RECORDED INFORMATION:
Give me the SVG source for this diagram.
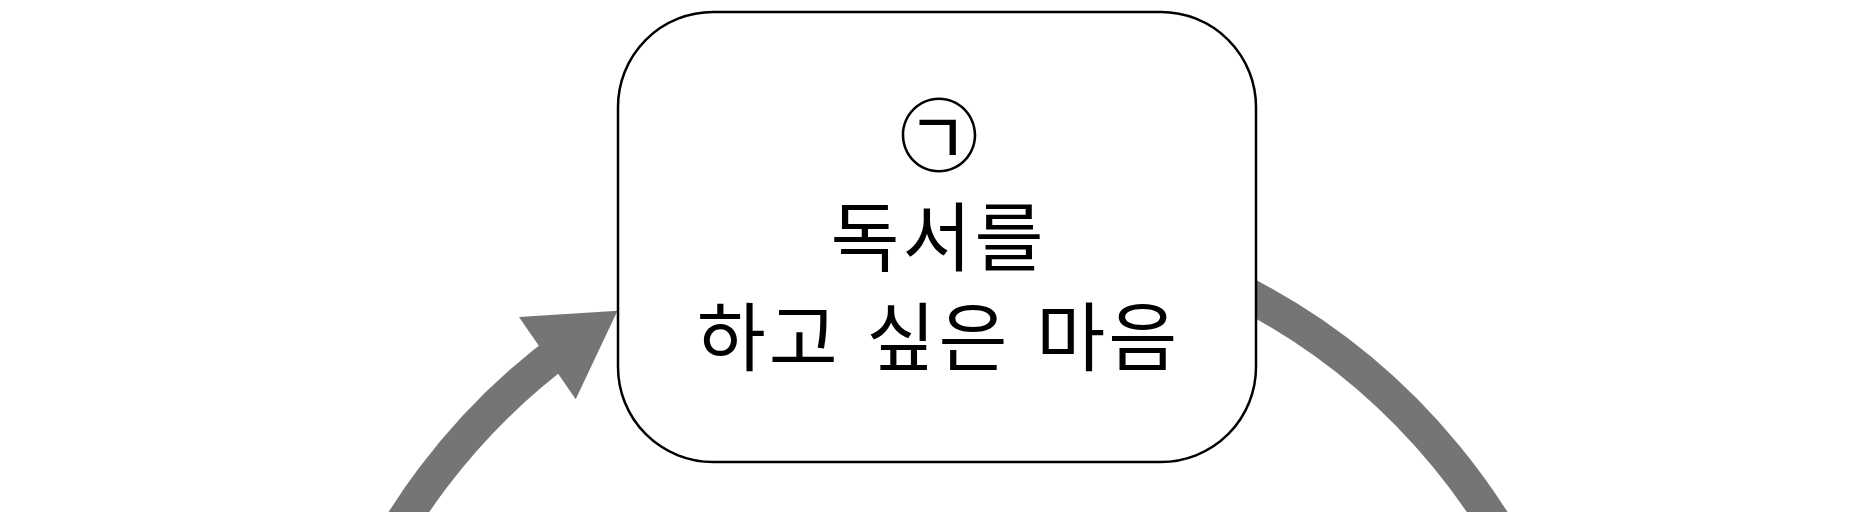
<svg xmlns="http://www.w3.org/2000/svg" width="1875" height="512" viewBox="0 0 1875 512">
  <style>
    .flow { fill: none; stroke: #757575; stroke-width: 34; }
    .head { fill: #757575; stroke: none; }
    .box { fill: #ffffff; stroke: #000000; stroke-width: 2.5; }
    .label { font-family: "Noto Sans CJK KR", "Noto Sans", sans-serif; font-size: 75px; fill: #000000; text-anchor: middle; letter-spacing: 3px; word-spacing: 6px; }
    .mark { font-family: "Noto Sans CJK KR", "Noto Sans", sans-serif; font-size: 80px; fill: #000000; text-anchor: middle; }
  </style>
  <g id="connectors">
    <path class="flow" d="M 341.9 645.4 A 645 645 0 0 1 568.9 344.2"/>
    <polygon class="head" points="519,317 617.5,310.7 575.7,399.3"/>
    <path class="flow" d="M 1230.8 286.3 A 645 645 0 0 1 1571 699.1"/>
  </g>
  <g id="node-reading">
    <rect class="box" x="618" y="12" width="638" height="450" rx="95" ry="95"/>
    <text class="mark" x="939" y="165">㉠</text>
    <text class="label" x="938.5" y="265">독서를</text>
    <text class="label" x="938.5" y="365">하고 싶은 마음</text>
  </g>
</svg>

STATED GOAL: Leave out the pictures and restate everything else word for word.

WRITTEN ANSWER:
Give me the SVG source for this diagram.
<svg xmlns="http://www.w3.org/2000/svg" width="1875" height="512" viewBox="0 0 1875 512">
  <style>
    .flow { fill: none; stroke: #757575; stroke-width: 34; }
    .head { fill: #757575; stroke: none; }
    .box { fill: #ffffff; stroke: #000000; stroke-width: 2.5; }
    .label { font-family: "Noto Sans CJK KR", "Noto Sans", sans-serif; font-size: 75px; fill: #000000; text-anchor: middle; letter-spacing: 3px; word-spacing: 6px; }
    .mark { font-family: "Noto Sans CJK KR", "Noto Sans", sans-serif; font-size: 80px; fill: #000000; text-anchor: middle; }
  </style>
  <g id="connectors">
    <path class="flow" d="M 341.9 645.4 A 645 645 0 0 1 568.9 344.2"/>
    <polygon class="head" points="519,317 617.5,310.7 575.7,399.3"/>
    <path class="flow" d="M 1230.8 286.3 A 645 645 0 0 1 1571 699.1"/>
  </g>
  <g id="node-reading">
    <rect class="box" x="618" y="12" width="638" height="450" rx="95" ry="95"/>
    <text class="mark" x="939" y="165">㉠</text>
    <text class="label" x="938.5" y="265">독서를</text>
    <text class="label" x="938.5" y="365">하고 싶은 마음</text>
  </g>
</svg>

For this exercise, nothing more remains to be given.